A standard SEM has two parts. The measurement model maps observed indicators $\mathbf{y}$ to latent variables $\boldsymbol{\eta}$:

\[\mathbf{y} = \boldsymbol{\Lambda}\boldsymbol{\eta} + \boldsymbol{\varepsilon}\]

The structural model specifies directional paths among the latent variables:

\[\boldsymbol{\eta} = \mathbf{B}\boldsymbol{\eta} + \boldsymbol{\Gamma}\boldsymbol{\xi} + \boldsymbol{\zeta}\]

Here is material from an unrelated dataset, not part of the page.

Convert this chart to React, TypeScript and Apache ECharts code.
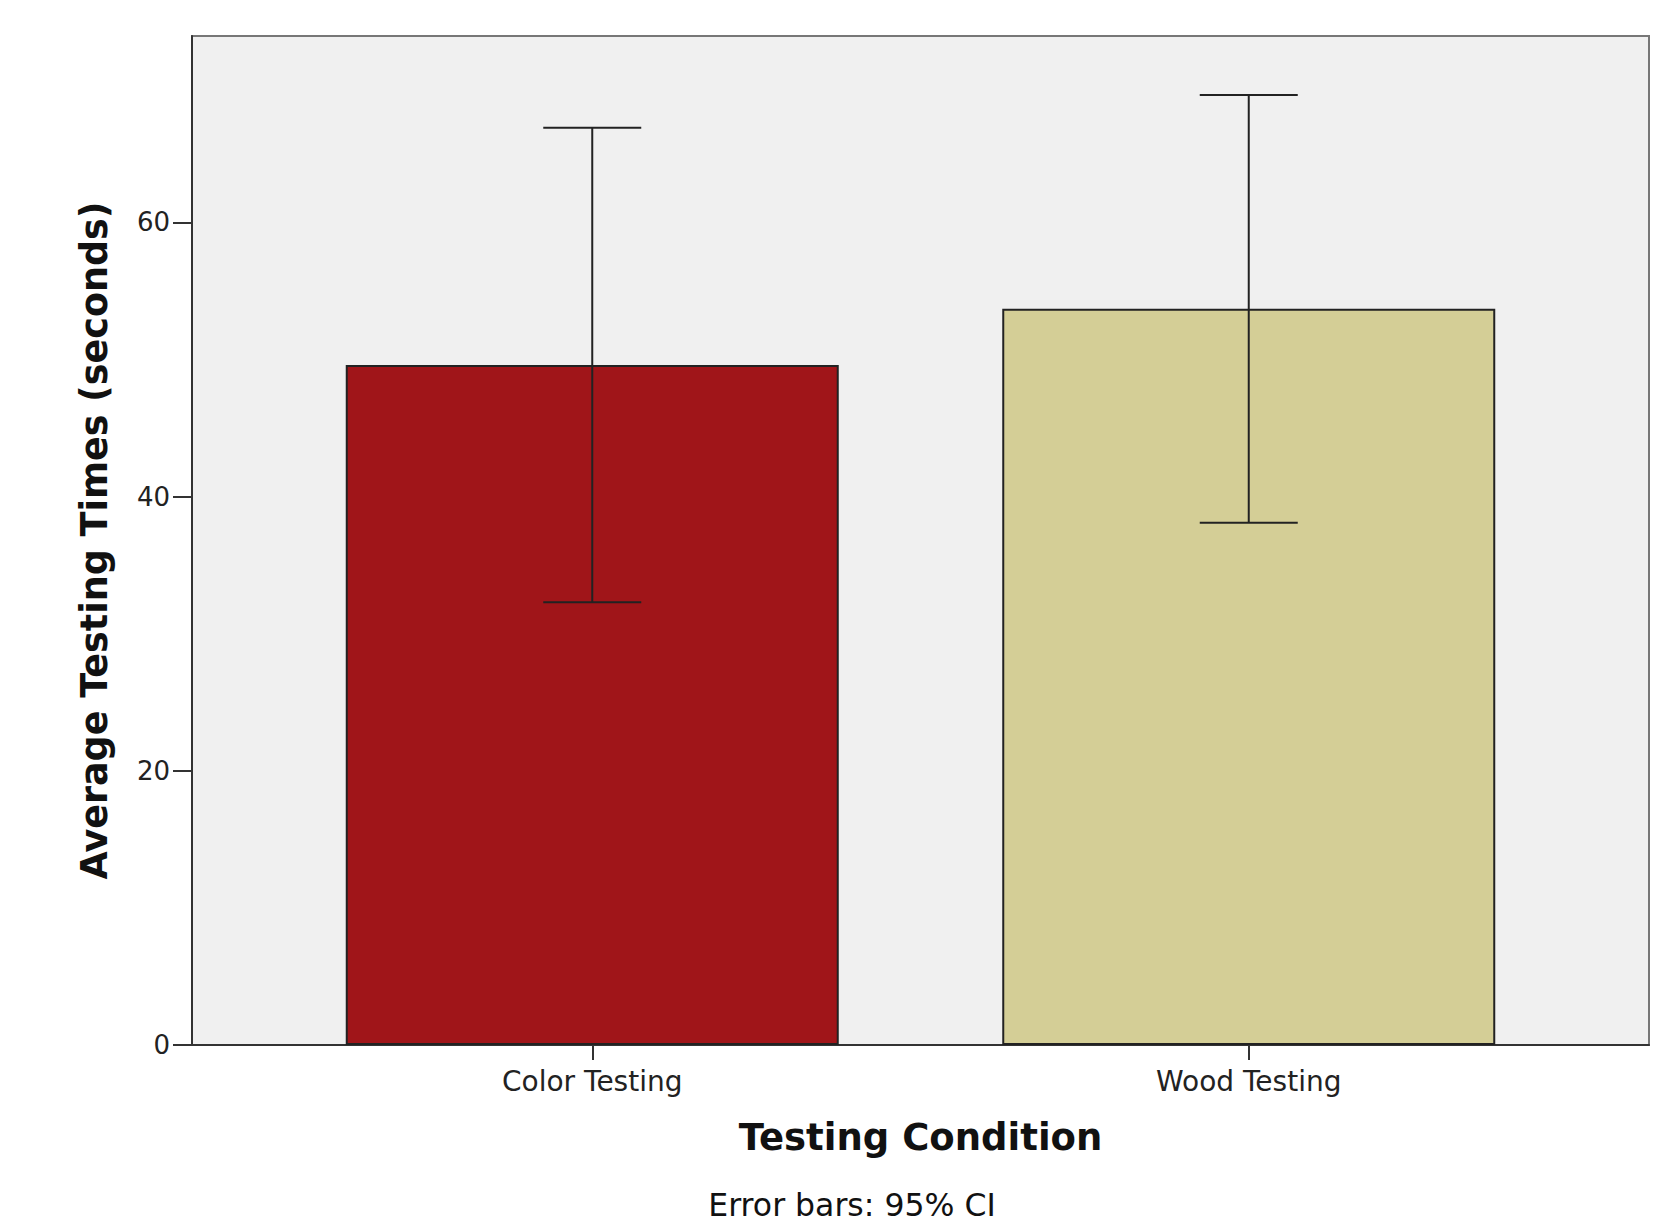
import React, { useEffect, useRef } from "react";
import * as echarts from "echarts";

const categories = ["Color Testing", "Wood Testing"];
const meanValues = [49.6, 53.7];
const ciLow = [32.3, 38.1];
const ciHigh = [66.9, 69.3];
const barColors = ["#A01519", "#D4CE96"];
const yTicks = [0, 20, 40, 60];
const yMax = 73.6;

export default function App() {
  const ref = useRef<HTMLDivElement>(null);
  useEffect(() => {
    document.body.style.margin = "0";
    const chart = echarts.init(ref.current!, null, { renderer: "svg" });
    const font = "DejaVu Sans";
    const option: any = {
      animation: false,
      backgroundColor: "#ffffff",
      grid: [
        { left: 192, top: 36, width: 1457, height: 1009, show: true, backgroundColor: "#F0F0F0", borderColor: "#777777", borderWidth: 2 },
        { left: 264, top: 36, width: 1313, height: 1009 },
      ],
      xAxis: [
        { type: "value", gridIndex: 0, min: 0, max: 1, axisLabel: { show: false }, axisTick: { show: false }, splitLine: { show: false }, axisLine: { show: true, lineStyle: { color: "#333333", width: 2 } } },
        {
          type: "category", gridIndex: 1, data: categories,
          axisLine: { show: false },
          axisTick: { show: true, alignWithLabel: true, length: 15, lineStyle: { color: "#333333", width: 2 } },
          axisLabel: { fontFamily: font, fontSize: 28, color: "#222222", margin: 22 },
          name: "Testing Condition", nameLocation: "middle", nameGap: 74,
          nameTextStyle: { fontFamily: font, fontSize: 37, fontWeight: "bold", color: "#111111" },
        },
      ],
      yAxis: [
        {
          type: "value", gridIndex: 0, min: 0, max: yMax, interval: 20,
          axisLine: { show: true, lineStyle: { color: "#333333", width: 2 } },
          axisTick: { show: true, length: 19, lineStyle: { color: "#333333", width: 2 } },
          axisLabel: { fontFamily: font, fontSize: 26, color: "#222222", margin: 22, showMaxLabel: false,
            formatter: (v: number) => (yTicks.indexOf(v) >= 0 ? String(v) : "") },
          splitLine: { show: false },
          name: "Average Testing Times (seconds)", nameLocation: "middle", nameGap: 79,
          nameTextStyle: { fontFamily: font, fontSize: 36.5, fontWeight: "bold", color: "#111111" },
        },
        { type: "value", gridIndex: 1, min: 0, max: yMax, show: false },
      ],
      series: [
        {
          type: "bar", xAxisIndex: 1, yAxisIndex: 1, barWidth: 493,
          data: meanValues.map((v, i) => ({ value: v, itemStyle: { color: barColors[i], borderColor: "#222222", borderWidth: 2 } })),
          z: 2,
        },
        {
          type: "custom", xAxisIndex: 1, yAxisIndex: 1, z: 5,
          data: categories.map((_, i) => [i, ciLow[i], ciHigh[i]]),
          renderItem: (params: any, api: any) => {
            const x = api.value(0);
            const top = api.coord([x, api.value(2)]);
            const bot = api.coord([x, api.value(1)]);
            const hw = 49;
            const style = { stroke: "#222222", lineWidth: 2 };
            return {
              type: "group",
              children: [
                { type: "line", shape: { x1: top[0], y1: top[1], x2: bot[0], y2: bot[1] }, style },
                { type: "line", shape: { x1: top[0] - hw, y1: top[1], x2: top[0] + hw, y2: top[1] }, style },
                { type: "line", shape: { x1: bot[0] - hw, y1: bot[1], x2: bot[0] + hw, y2: bot[1] }, style },
              ],
            };
          },
        },
      ],
      graphic: [
        { type: "text", x: 852, y: 1189, style: { text: "Error bars: 95% CI", fontFamily: font, fontSize: 31.5, fill: "#111111", textAlign: "center", textVerticalAlign: "top" } },
      ],
    };
    chart.setOption(option);
    return () => chart.dispose();
  }, []);
  return <div ref={ref} style={{ width: 1665, height: 1225 }} />;
}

where $\mathbf{B}$ contains endogenous-to-endogenous paths, $\boldsymbol{\Gamma}$ contains exogenous effects, and $\boldsymbol{\zeta}$ is the structural disturbance.

Model Identification

A model is identified if every free parameter has a unique solution given $\boldsymbol{\Sigma}$. The necessary (but not sufficient) condition is $df = p^* - q \ge 0$, where $p^* = p(p+1)/2$ unique covariance elements and $q$ is the number of free parameters. Each latent variable requires a scale-setting constraint (fixed loading or fixed variance).

Fit Indices

Index Formula / Benchmark
$\chi^2$ $\chi^2 = (N-1)F_{\min}$; non-significant desirable
CFI $\ge 0.95$ indicates good fit
RMSEA $\le 0.06$ good; $\le 0.08$ acceptable
SRMR $\le 0.08$ acceptable

Estimation proceeds by minimizing the maximum likelihood discrepancy function:

\[F_{\text{ML}} = \log|\boldsymbol{\Sigma}(\boldsymbol{\theta})| + \text{tr}[\mathbf{S}\boldsymbol{\Sigma}^{-1}(\boldsymbol{\theta})] - \log|\mathbf{S}| - p\]

Modification indices indicate the expected drop in $\chi^2$ per freed parameter, guiding model respecification.